Challenge: Write out all of the entries exactly, please.

Items:
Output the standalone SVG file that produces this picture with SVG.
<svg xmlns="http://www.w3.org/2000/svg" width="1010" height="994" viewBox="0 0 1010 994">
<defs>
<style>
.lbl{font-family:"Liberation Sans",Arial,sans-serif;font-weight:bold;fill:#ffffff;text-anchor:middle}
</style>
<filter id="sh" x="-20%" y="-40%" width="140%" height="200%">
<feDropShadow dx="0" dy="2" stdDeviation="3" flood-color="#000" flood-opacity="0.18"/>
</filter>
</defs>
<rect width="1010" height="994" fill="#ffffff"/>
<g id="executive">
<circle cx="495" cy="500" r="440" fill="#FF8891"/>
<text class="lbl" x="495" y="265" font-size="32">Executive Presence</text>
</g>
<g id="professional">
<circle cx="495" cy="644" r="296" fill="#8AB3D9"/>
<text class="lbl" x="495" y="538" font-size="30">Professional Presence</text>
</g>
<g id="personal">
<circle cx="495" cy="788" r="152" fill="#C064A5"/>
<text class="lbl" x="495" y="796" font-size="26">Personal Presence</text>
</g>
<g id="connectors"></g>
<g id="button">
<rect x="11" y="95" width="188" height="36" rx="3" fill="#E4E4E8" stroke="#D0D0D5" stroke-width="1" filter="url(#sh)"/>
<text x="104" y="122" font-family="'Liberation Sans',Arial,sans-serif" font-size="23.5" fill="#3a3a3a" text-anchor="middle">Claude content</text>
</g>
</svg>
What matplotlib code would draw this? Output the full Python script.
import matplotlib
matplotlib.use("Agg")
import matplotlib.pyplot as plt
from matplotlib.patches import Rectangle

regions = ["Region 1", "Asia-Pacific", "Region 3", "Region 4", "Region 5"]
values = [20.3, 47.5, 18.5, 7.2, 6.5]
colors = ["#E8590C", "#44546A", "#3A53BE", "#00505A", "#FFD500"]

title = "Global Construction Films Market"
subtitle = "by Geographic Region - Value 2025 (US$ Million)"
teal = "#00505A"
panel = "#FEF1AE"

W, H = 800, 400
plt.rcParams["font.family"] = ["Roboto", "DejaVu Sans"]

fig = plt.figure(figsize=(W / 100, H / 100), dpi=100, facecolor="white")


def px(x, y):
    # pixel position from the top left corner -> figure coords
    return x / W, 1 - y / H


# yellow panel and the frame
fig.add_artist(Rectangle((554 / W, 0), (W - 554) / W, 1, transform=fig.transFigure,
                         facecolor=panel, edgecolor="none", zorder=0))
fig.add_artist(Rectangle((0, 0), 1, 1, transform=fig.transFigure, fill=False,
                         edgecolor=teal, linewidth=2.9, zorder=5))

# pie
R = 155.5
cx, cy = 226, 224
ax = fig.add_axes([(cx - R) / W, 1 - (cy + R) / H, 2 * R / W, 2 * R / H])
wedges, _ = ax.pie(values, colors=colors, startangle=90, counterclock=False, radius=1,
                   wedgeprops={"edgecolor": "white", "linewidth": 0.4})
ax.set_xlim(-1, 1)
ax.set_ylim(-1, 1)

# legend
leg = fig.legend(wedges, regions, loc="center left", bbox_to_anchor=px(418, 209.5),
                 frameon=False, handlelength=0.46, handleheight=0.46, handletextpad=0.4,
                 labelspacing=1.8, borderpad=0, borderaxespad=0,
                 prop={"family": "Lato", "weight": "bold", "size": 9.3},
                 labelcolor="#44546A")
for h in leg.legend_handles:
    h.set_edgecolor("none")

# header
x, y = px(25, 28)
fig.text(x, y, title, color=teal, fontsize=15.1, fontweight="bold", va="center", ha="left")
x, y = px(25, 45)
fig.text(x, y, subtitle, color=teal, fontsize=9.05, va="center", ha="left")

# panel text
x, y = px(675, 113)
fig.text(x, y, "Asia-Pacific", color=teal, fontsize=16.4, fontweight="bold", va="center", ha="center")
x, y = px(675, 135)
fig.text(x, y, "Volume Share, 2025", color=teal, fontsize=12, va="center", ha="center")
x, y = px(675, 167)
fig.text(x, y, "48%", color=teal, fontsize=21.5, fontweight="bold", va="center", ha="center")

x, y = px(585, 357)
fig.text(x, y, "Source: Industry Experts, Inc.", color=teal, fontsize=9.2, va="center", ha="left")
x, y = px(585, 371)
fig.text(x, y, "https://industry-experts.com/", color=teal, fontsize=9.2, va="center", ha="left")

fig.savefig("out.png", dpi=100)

The answer:
Output the standalone SVG file that produces this picture with SVG.
<svg xmlns="http://www.w3.org/2000/svg" width="1010" height="994" viewBox="0 0 1010 994">
<defs>
<style>
.lbl{font-family:"Liberation Sans",Arial,sans-serif;font-weight:bold;fill:#ffffff;text-anchor:middle}
</style>
<filter id="sh" x="-20%" y="-40%" width="140%" height="200%">
<feDropShadow dx="0" dy="2" stdDeviation="3" flood-color="#000" flood-opacity="0.18"/>
</filter>
</defs>
<rect width="1010" height="994" fill="#ffffff"/>
<g id="executive">
<circle cx="495" cy="500" r="440" fill="#FF8891"/>
<text class="lbl" x="495" y="265" font-size="32">Executive Presence</text>
</g>
<g id="professional">
<circle cx="495" cy="644" r="296" fill="#8AB3D9"/>
<text class="lbl" x="495" y="538" font-size="30">Professional Presence</text>
</g>
<g id="personal">
<circle cx="495" cy="788" r="152" fill="#C064A5"/>
<text class="lbl" x="495" y="796" font-size="26">Personal Presence</text>
</g>
<g id="connectors"></g>
<g id="button">
<rect x="11" y="95" width="188" height="36" rx="3" fill="#E4E4E8" stroke="#D0D0D5" stroke-width="1" filter="url(#sh)"/>
<text x="104" y="122" font-family="'Liberation Sans',Arial,sans-serif" font-size="23.5" fill="#3a3a3a" text-anchor="middle">Claude content</text>
</g>
</svg>
What matplotlib code would draw this? Output the full Python script.
import matplotlib
matplotlib.use("Agg")
import matplotlib.pyplot as plt
from matplotlib.patches import Rectangle

regions = ["Region 1", "Asia-Pacific", "Region 3", "Region 4", "Region 5"]
values = [20.3, 47.5, 18.5, 7.2, 6.5]
colors = ["#E8590C", "#44546A", "#3A53BE", "#00505A", "#FFD500"]

title = "Global Construction Films Market"
subtitle = "by Geographic Region - Value 2025 (US$ Million)"
teal = "#00505A"
panel = "#FEF1AE"

W, H = 800, 400
plt.rcParams["font.family"] = ["Roboto", "DejaVu Sans"]

fig = plt.figure(figsize=(W / 100, H / 100), dpi=100, facecolor="white")


def px(x, y):
    # pixel position from the top left corner -> figure coords
    return x / W, 1 - y / H


# yellow panel and the frame
fig.add_artist(Rectangle((554 / W, 0), (W - 554) / W, 1, transform=fig.transFigure,
                         facecolor=panel, edgecolor="none", zorder=0))
fig.add_artist(Rectangle((0, 0), 1, 1, transform=fig.transFigure, fill=False,
                         edgecolor=teal, linewidth=2.9, zorder=5))

# pie
R = 155.5
cx, cy = 226, 224
ax = fig.add_axes([(cx - R) / W, 1 - (cy + R) / H, 2 * R / W, 2 * R / H])
wedges, _ = ax.pie(values, colors=colors, startangle=90, counterclock=False, radius=1,
                   wedgeprops={"edgecolor": "white", "linewidth": 0.4})
ax.set_xlim(-1, 1)
ax.set_ylim(-1, 1)

# legend
leg = fig.legend(wedges, regions, loc="center left", bbox_to_anchor=px(418, 209.5),
                 frameon=False, handlelength=0.46, handleheight=0.46, handletextpad=0.4,
                 labelspacing=1.8, borderpad=0, borderaxespad=0,
                 prop={"family": "Lato", "weight": "bold", "size": 9.3},
                 labelcolor="#44546A")
for h in leg.legend_handles:
    h.set_edgecolor("none")

# header
x, y = px(25, 28)
fig.text(x, y, title, color=teal, fontsize=15.1, fontweight="bold", va="center", ha="left")
x, y = px(25, 45)
fig.text(x, y, subtitle, color=teal, fontsize=9.05, va="center", ha="left")

# panel text
x, y = px(675, 113)
fig.text(x, y, "Asia-Pacific", color=teal, fontsize=16.4, fontweight="bold", va="center", ha="center")
x, y = px(675, 135)
fig.text(x, y, "Volume Share, 2025", color=teal, fontsize=12, va="center", ha="center")
x, y = px(675, 167)
fig.text(x, y, "48%", color=teal, fontsize=21.5, fontweight="bold", va="center", ha="center")

x, y = px(585, 357)
fig.text(x, y, "Source: Industry Experts, Inc.", color=teal, fontsize=9.2, va="center", ha="left")
x, y = px(585, 371)
fig.text(x, y, "https://industry-experts.com/", color=teal, fontsize=9.2, va="center", ha="left")

fig.savefig("out.png", dpi=100)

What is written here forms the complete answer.